Entries with chart source code:
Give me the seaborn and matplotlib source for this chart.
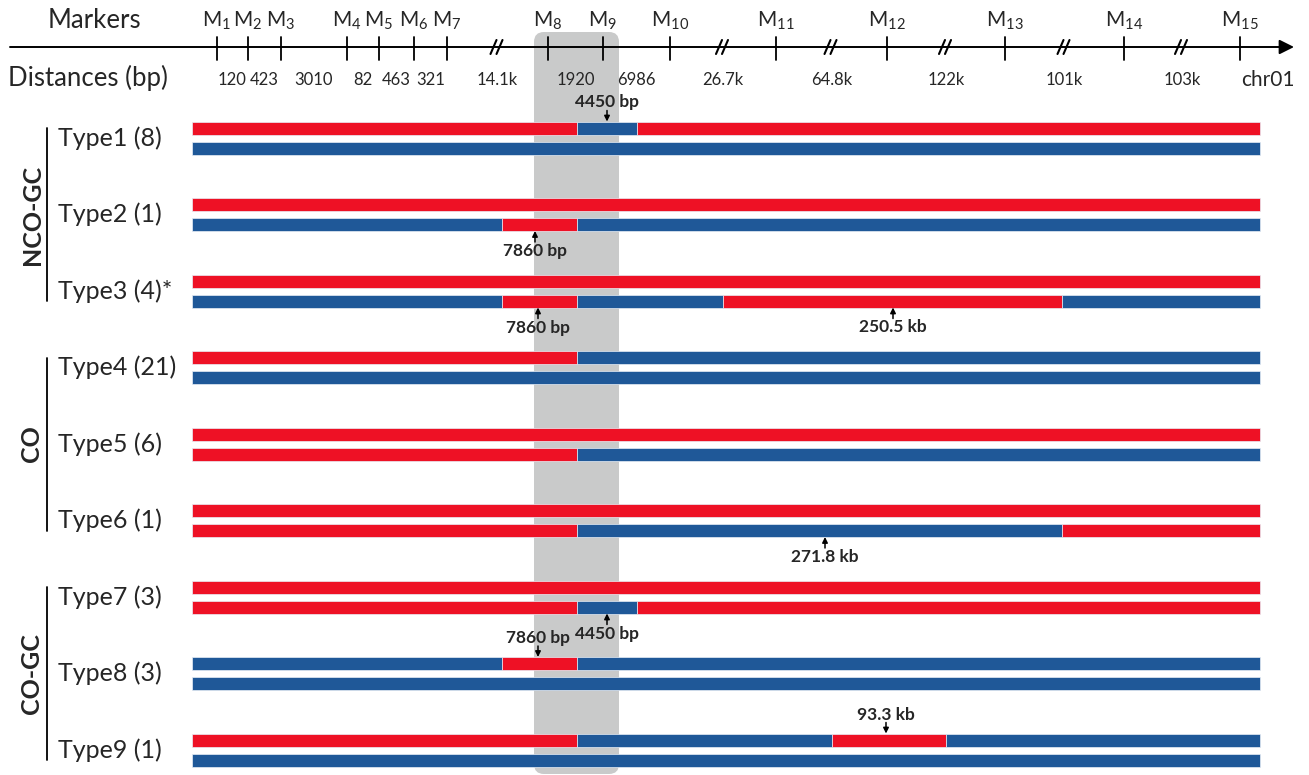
import numpy as np
import matplotlib
matplotlib.use("Agg")
import matplotlib.pyplot as plt
from matplotlib.patches import FancyBboxPatch
import seaborn as sns

# marker axis
marker_names = [f"M{i}" for i in range(1, 16)]
marker_x = [217, 248, 281, 347, 379, 414, 447, 548, 603, 670, 776, 887, 1005, 1124, 1240]
distances = ["120", "423", "3010", "82", "463", "321", "14.1k", "1920", "6986",
             "26.7k", "64.8k", "122k", "101k", "103k"]
has_break = [False, False, False, False, False, False, True, False, False,
             True, True, True, True, True]

# haplotype types
type_labels = ["Type1 (8)", "Type2 (1)", "Type3 (4)*", "Type4 (21)", "Type5 (6)",
               "Type6 (1)", "Type7 (3)", "Type8 (3)", "Type9 (1)"]
chr_start, chr_end = 192, 1260
top_breaks = [[577, 637], [], [], [577], [], [], [], [502, 577], [577, 832, 946]]
top_colors = ["RBR", "R", "R", "RB", "R", "R", "R", "BRB", "RBRB"]
bot_breaks = [[], [502, 577], [502, 577, 723, 1062], [], [577], [577, 1062],
              [577, 637], [], []]
bot_colors = ["B", "BRB", "BRBRB", "B", "RB", "RBR", "RBR", "B", "B"]

# annotations (row, strand, x, text)
ann_rows = [0, 1, 2, 2, 5, 6, 7, 8]
ann_strand = ["top", "bot", "bot", "bot", "bot", "bot", "top", "top"]
ann_x = [607, 535, 538, 893, 825, 607, 538, 886]
ann_text = ["4450 bp", "7860 bp", "7860 bp", "250.5 kb", "271.8 kb",
            "4450 bp", "7860 bp", "93.3 kb"]

groups = ["NCO-GC", "CO", "CO-GC"]
group_rows = [(0, 2), (3, 5), (6, 8)]

sns.set_theme(style="white")
plt.rcParams["font.family"] = ["Lato", "DejaVu Sans"]
plt.rcParams["mathtext.fontset"] = "custom"
plt.rcParams["mathtext.rm"] = "Lato"

RED = "#ee1125"
BLUE = "#1f5898"
cmap = {"R": RED, "B": BLUE}

fig = plt.figure(figsize=(13.09, 7.75), dpi=100)
ax = fig.add_axes([0, 0, 1, 1])
ax.set_xlim(0, 1309)
ax.set_ylim(775, 0)
ax.axis("off")

# gray highlight band
band = FancyBboxPatch((534, 32), 85, 742, boxstyle="round,pad=0,rounding_size=10",
                      fc="#c9caca", ec="none", zorder=0)
ax.add_patch(band)

# chromosome axis
axis_y = 47
ax.annotate("", xy=(1294, axis_y), xytext=(10, axis_y),
            arrowprops=dict(arrowstyle="-|>", lw=1.4, color="black", mutation_scale=22,
                            shrinkA=0, shrinkB=0))
for name, x in zip(marker_names, marker_x):
    ax.plot([x, x], [37, 60], color="black", lw=1.3)
    ax.text(x, 21, r"$\mathregular{M_{%s}}$" % name[1:], ha="center", va="center", fontsize=15)
for i, d in enumerate(distances):
    mid = (marker_x[i] + marker_x[i + 1]) / 2
    ax.text(mid, 80, d, ha="center", va="center", fontsize=12)
    if has_break[i]:
        for dx in (-4, 2):
            ax.plot([mid + dx - 3, mid + dx + 3], [54, 40], color="black", lw=1.5)
ax.text(48, 20, "Markers", ha="left", va="center", fontsize=18.5)
ax.text(8, 78, "Distances (bp)", ha="left", va="center", fontsize=18.5)
ax.text(1268, 80, "chr01", ha="center", va="center", fontsize=15)

# haplotype bars
row_y = [138 + 76.5 * i for i in range(len(type_labels))]
bar_h = 13


def draw_strand(y, breaks, colors):
    edges = [chr_start] + list(breaks) + [chr_end]
    for (a, b), c in zip(zip(edges[:-1], edges[1:]), colors):
        ax.barh(y, b - a, left=a, height=bar_h, color=cmap[c],
                edgecolor="#e8eef6", linewidth=0.5, zorder=2)


for i, lab in enumerate(type_labels):
    y = row_y[i]
    draw_strand(y - 10, top_breaks[i], top_colors[i])
    draw_strand(y + 10, bot_breaks[i], bot_colors[i])
    ax.text(58, y, lab, ha="left", va="center", fontsize=18)

for r, s, x, t in zip(ann_rows, ann_strand, ann_x, ann_text):
    y = row_y[r]
    if s == "top":
        tip = y - 10 - bar_h / 2
        tail, ty = tip - 11, tip - 19
    else:
        tip = y + 10 + bar_h / 2
        tail, ty = tip + 11, tip + 20
    ax.annotate("", xy=(x, tip), xytext=(x, tail),
                arrowprops=dict(arrowstyle="-|>", lw=1.1, color="black", mutation_scale=8,
                                shrinkA=0, shrinkB=0),
                zorder=4)
    ax.text(x, ty, t, ha="center", va="center", fontsize=12.5, fontweight="bold", zorder=4)

# group brackets
for g, (r0, r1) in zip(groups, group_rows):
    y0, y1 = row_y[r0] - 10, row_y[r1] + 10
    ax.plot([47, 47], [y0, y1], color="black", lw=1.3)
    ax.text(32, (y0 + y1) / 2, g, rotation=90, ha="center", va="center",
            fontsize=18, fontweight="bold")

fig.savefig("out.png", dpi=100)
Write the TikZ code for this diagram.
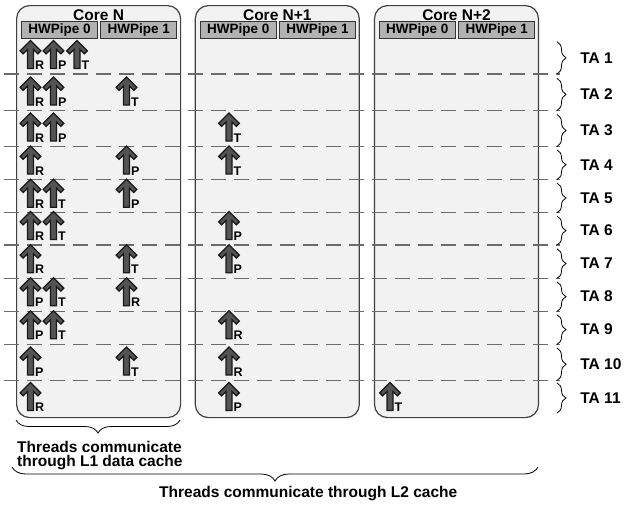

■ **Instructions for the task**
Please transcribe the material above exactly as written. Leave the pictures out.

■ **Task result**
Give me the seaborn and matplotlib source for this chart.
import numpy as np
import matplotlib
matplotlib.use("Agg")
import matplotlib.pyplot as plt
from matplotlib.patches import FancyBboxPatch
import seaborn as sns

# marker axis
marker_names = [f"M{i}" for i in range(1, 16)]
marker_x = [217, 248, 281, 347, 379, 414, 447, 548, 603, 670, 776, 887, 1005, 1124, 1240]
distances = ["120", "423", "3010", "82", "463", "321", "14.1k", "1920", "6986",
             "26.7k", "64.8k", "122k", "101k", "103k"]
has_break = [False, False, False, False, False, False, True, False, False,
             True, True, True, True, True]

# haplotype types
type_labels = ["Type1 (8)", "Type2 (1)", "Type3 (4)*", "Type4 (21)", "Type5 (6)",
               "Type6 (1)", "Type7 (3)", "Type8 (3)", "Type9 (1)"]
chr_start, chr_end = 192, 1260
top_breaks = [[577, 637], [], [], [577], [], [], [], [502, 577], [577, 832, 946]]
top_colors = ["RBR", "R", "R", "RB", "R", "R", "R", "BRB", "RBRB"]
bot_breaks = [[], [502, 577], [502, 577, 723, 1062], [], [577], [577, 1062],
              [577, 637], [], []]
bot_colors = ["B", "BRB", "BRBRB", "B", "RB", "RBR", "RBR", "B", "B"]

# annotations (row, strand, x, text)
ann_rows = [0, 1, 2, 2, 5, 6, 7, 8]
ann_strand = ["top", "bot", "bot", "bot", "bot", "bot", "top", "top"]
ann_x = [607, 535, 538, 893, 825, 607, 538, 886]
ann_text = ["4450 bp", "7860 bp", "7860 bp", "250.5 kb", "271.8 kb",
            "4450 bp", "7860 bp", "93.3 kb"]

groups = ["NCO-GC", "CO", "CO-GC"]
group_rows = [(0, 2), (3, 5), (6, 8)]

sns.set_theme(style="white")
plt.rcParams["font.family"] = ["Lato", "DejaVu Sans"]
plt.rcParams["mathtext.fontset"] = "custom"
plt.rcParams["mathtext.rm"] = "Lato"

RED = "#ee1125"
BLUE = "#1f5898"
cmap = {"R": RED, "B": BLUE}

fig = plt.figure(figsize=(13.09, 7.75), dpi=100)
ax = fig.add_axes([0, 0, 1, 1])
ax.set_xlim(0, 1309)
ax.set_ylim(775, 0)
ax.axis("off")

# gray highlight band
band = FancyBboxPatch((534, 32), 85, 742, boxstyle="round,pad=0,rounding_size=10",
                      fc="#c9caca", ec="none", zorder=0)
ax.add_patch(band)

# chromosome axis
axis_y = 47
ax.annotate("", xy=(1294, axis_y), xytext=(10, axis_y),
            arrowprops=dict(arrowstyle="-|>", lw=1.4, color="black", mutation_scale=22,
                            shrinkA=0, shrinkB=0))
for name, x in zip(marker_names, marker_x):
    ax.plot([x, x], [37, 60], color="black", lw=1.3)
    ax.text(x, 21, r"$\mathregular{M_{%s}}$" % name[1:], ha="center", va="center", fontsize=15)
for i, d in enumerate(distances):
    mid = (marker_x[i] + marker_x[i + 1]) / 2
    ax.text(mid, 80, d, ha="center", va="center", fontsize=12)
    if has_break[i]:
        for dx in (-4, 2):
            ax.plot([mid + dx - 3, mid + dx + 3], [54, 40], color="black", lw=1.5)
ax.text(48, 20, "Markers", ha="left", va="center", fontsize=18.5)
ax.text(8, 78, "Distances (bp)", ha="left", va="center", fontsize=18.5)
ax.text(1268, 80, "chr01", ha="center", va="center", fontsize=15)

# haplotype bars
row_y = [138 + 76.5 * i for i in range(len(type_labels))]
bar_h = 13


def draw_strand(y, breaks, colors):
    edges = [chr_start] + list(breaks) + [chr_end]
    for (a, b), c in zip(zip(edges[:-1], edges[1:]), colors):
        ax.barh(y, b - a, left=a, height=bar_h, color=cmap[c],
                edgecolor="#e8eef6", linewidth=0.5, zorder=2)


for i, lab in enumerate(type_labels):
    y = row_y[i]
    draw_strand(y - 10, top_breaks[i], top_colors[i])
    draw_strand(y + 10, bot_breaks[i], bot_colors[i])
    ax.text(58, y, lab, ha="left", va="center", fontsize=18)

for r, s, x, t in zip(ann_rows, ann_strand, ann_x, ann_text):
    y = row_y[r]
    if s == "top":
        tip = y - 10 - bar_h / 2
        tail, ty = tip - 11, tip - 19
    else:
        tip = y + 10 + bar_h / 2
        tail, ty = tip + 11, tip + 20
    ax.annotate("", xy=(x, tip), xytext=(x, tail),
                arrowprops=dict(arrowstyle="-|>", lw=1.1, color="black", mutation_scale=8,
                                shrinkA=0, shrinkB=0),
                zorder=4)
    ax.text(x, ty, t, ha="center", va="center", fontsize=12.5, fontweight="bold", zorder=4)

# group brackets
for g, (r0, r1) in zip(groups, group_rows):
    y0, y1 = row_y[r0] - 10, row_y[r1] + 10
    ax.plot([47, 47], [y0, y1], color="black", lw=1.3)
    ax.text(32, (y0 + y1) / 2, g, rotation=90, ha="center", va="center",
            fontsize=18, fontweight="bold")

fig.savefig("out.png", dpi=100)
Write the TikZ code for this diagram.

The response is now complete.